Loading Data Guide
Creating Tables
Before loading data, you need to create tables in Jethro.
To create tables in Jethro:
Start JethroClient by running the command:
JethroClient <instance name> <host>:<port> -p <password>
For example:
JethroClient demo localhost:9111 -p jethro
Copy the create table command from the *.ddl file previously created on the chapter Analyzing Data and drop it at the command prompt.
Alternatively, you can run JethroClient with the -i option, specifying the *.ddl file of the table.
In the example mentioned above:JethroClient demo localhost:9111 -p jethro -i sales_demo.ddl
The tables created will only contain data types supported by Jethro. The supported data types are:
INT | BIGINT | FLOAT | DOUBLE | STRING | TIMESTAMP
Loading Data to Tables
Once the tables are created, you can start loading data.
The Jethro loader utility JethroLoader allows fast and efficient data loading from text files into a Jethro table. JethroLoader parses its input into rows and loads them into an existing Jethro table.
To load data to a table, run the command:
JethroLoader <instance name> <description file> <input files or directories>
For example:
JethroLoader demo sales_demo.desc sales_demo.10m.csv
The load process may take some time, so you may run it in the background by specifying nohup at the beginning of the command and & at the end of the command.
When the loader starts running, it prints the path where the loader report file is located. You can view this file to monitor the load progress by using the command:
tail -f
If the data is not in text format (for example: when loading data directly from a hive table), you may need first to make the data accessible to Jethro.
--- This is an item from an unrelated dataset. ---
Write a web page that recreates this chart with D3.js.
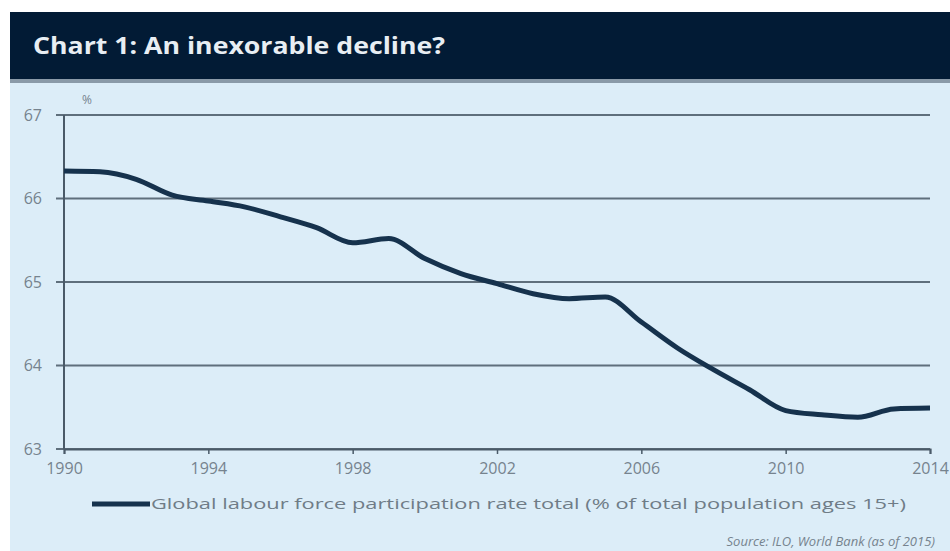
<!DOCTYPE html>
<html>
<head>
<meta charset="utf-8">
<script src="https://cdn.jsdelivr.net/npm/d3@7"></script>
<style>
  html, body { margin: 0; padding: 0; background: #ffffff; }
  svg { display: block; }
</style>
</head>
<body>
<div id="chart"></div>
<script>
// Dados (taxa de participação, % pop. 15+)
const years = [1990, 1991, 1992, 1993, 1994, 1995, 1996, 1997, 1998, 1999,
  2000, 2001, 2002, 2003, 2004, 2005, 2006, 2007, 2008, 2009,
  2010, 2011, 2012, 2013, 2014];
const rate = [66.33, 66.32, 66.23, 66.04, 65.97, 65.90, 65.78, 65.65, 65.47, 65.52,
  65.28, 65.10, 64.98, 64.86, 64.80, 64.82, 64.52, 64.21, 63.95, 63.71,
  63.46, 63.41, 63.38, 63.48, 63.49];
const yTicks = [63, 64, 65, 66, 67];
const xTicks = [1990, 1994, 1998, 2002, 2006, 2010, 2014];
const titulo = "Chart 1: An inexorable decline?";
const legenda = "Global labour force participation rate total (% of total population ages 15+)";
const fonte = "Source: ILO, World Bank (as of 2015)";

const W = 950, H = 551;
const font = "'Open Sans', 'DejaVu Sans', sans-serif";

const svg = d3.select("#chart").append("svg")
  .attr("width", W).attr("height", H);

// fundo
svg.append("rect").attr("x", 10).attr("y", 80).attr("width", W - 10).attr("height", H - 80)
  .attr("fill", "#dcedf8");
svg.append("rect").attr("x", 10).attr("y", 12).attr("width", W - 10).attr("height", 68)
  .attr("fill", "#021b35");
svg.append("rect").attr("x", 10).attr("y", 79).attr("width", W - 10).attr("height", 4)
  .attr("fill", "#8a9aa8");

svg.append("text")
  .attr("x", 33).attr("y", 54)
  .attr("font-family", font).attr("font-weight", "bold")
  .attr("font-size", "24px").attr("fill", "#e8eef3")
  .attr("textLength", 412).attr("lengthAdjust", "spacingAndGlyphs")
  .text(titulo);

const x = d3.scaleLinear().domain([1990, 2014]).range([64, 930]);
const y = d3.scaleLinear().domain([63, 67]).range([449, 115]);

// grade horizontal
svg.append("g")
  .selectAll("line")
  .data(yTicks)
  .join("line")
  .attr("x1", 56).attr("x2", 930)
  .attr("y1", d => y(d)).attr("y2", d => y(d))
  .attr("stroke", "#5f6f7c").attr("stroke-width", 2);

// eixo y
svg.append("line")
  .attr("x1", 64).attr("x2", 64).attr("y1", y(67)).attr("y2", y(63))
  .attr("stroke", "#4a5a68").attr("stroke-width", 2);

svg.append("g")
  .selectAll("text")
  .data(yTicks)
  .join("text")
  .attr("x", 42).attr("y", d => y(d))
  .attr("dy", "0.35em")
  .attr("text-anchor", "end")
  .attr("font-family", font).attr("font-size", "16px")
  .attr("fill", "#76838e")
  .text(d => d);

svg.append("text")
  .attr("x", 82).attr("y", 104)
  .attr("font-family", font).attr("font-size", "12px")
  .attr("fill", "#76838e")
  .text("%");

// eixo x
const xAxis = svg.append("g")
  .attr("transform", `translate(0,${y(63)})`)
  .call(d3.axisBottom(x).tickValues(xTicks).tickFormat(d3.format("d")).tickSize(5).tickPadding(9));
xAxis.select(".domain").attr("stroke", "#4a5a68").attr("stroke-width", 2);
xAxis.selectAll(".tick line").attr("stroke", "#4a5a68").attr("stroke-width", 1.5);
xAxis.selectAll(".tick text")
  .attr("font-family", font).attr("font-size", "16px")
  .attr("fill", "#76838e");

// série
const line = d3.line()
  .x((d, i) => x(years[i]))
  .y(d => y(d))
  .curve(d3.curveMonotoneX);

svg.append("path")
  .datum(rate)
  .attr("fill", "none")
  .attr("stroke", "#16324d")
  .attr("stroke-width", 5)
  .attr("stroke-linejoin", "round")
  .attr("d", line);

// legenda
svg.append("line")
  .attr("x1", 92).attr("x2", 150).attr("y1", 504).attr("y2", 504)
  .attr("stroke", "#16324d").attr("stroke-width", 5);
svg.append("text")
  .attr("x", 151).attr("y", 504).attr("dy", "0.35em")
  .attr("font-family", font).attr("font-size", "15px")
  .attr("fill", "#6f7c87")
  .attr("textLength", 755).attr("lengthAdjust", "spacingAndGlyphs")
  .text(legenda);

svg.append("text")
  .attr("x", 935).attr("y", 541).attr("dy", "0.35em")
  .attr("text-anchor", "end")
  .attr("font-family", font).attr("font-size", "13px")
  .attr("font-style", "italic")
  .attr("fill", "#76838e")
  .text(fonte);
</script>
</body>
</html>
For more advanced loading options consult the chapter Loading Data Guide in the Reference Guide.
You can also learn more about loading data from the following video:
https://www.youtube.com/watch?v=Dol7TyTbgVU&t=27s.
Reviewing Data in Jethro
To review the data loaded to Jethro:
Start JethroClient by running the command:
JethroClient demo localhost:9111 -p Jethro
Explore which tables exist in the specific instance or schema by using the command:
SHOW TABLES;
Explore the data in the selected table:
SELECT * from sales_demo limit 5;
Alternatively, you can present more detailed information of the existing tables, including number of columns, number of rows, number of partitions, and disk size by using the command:
SHOW TABLES EXTENDED;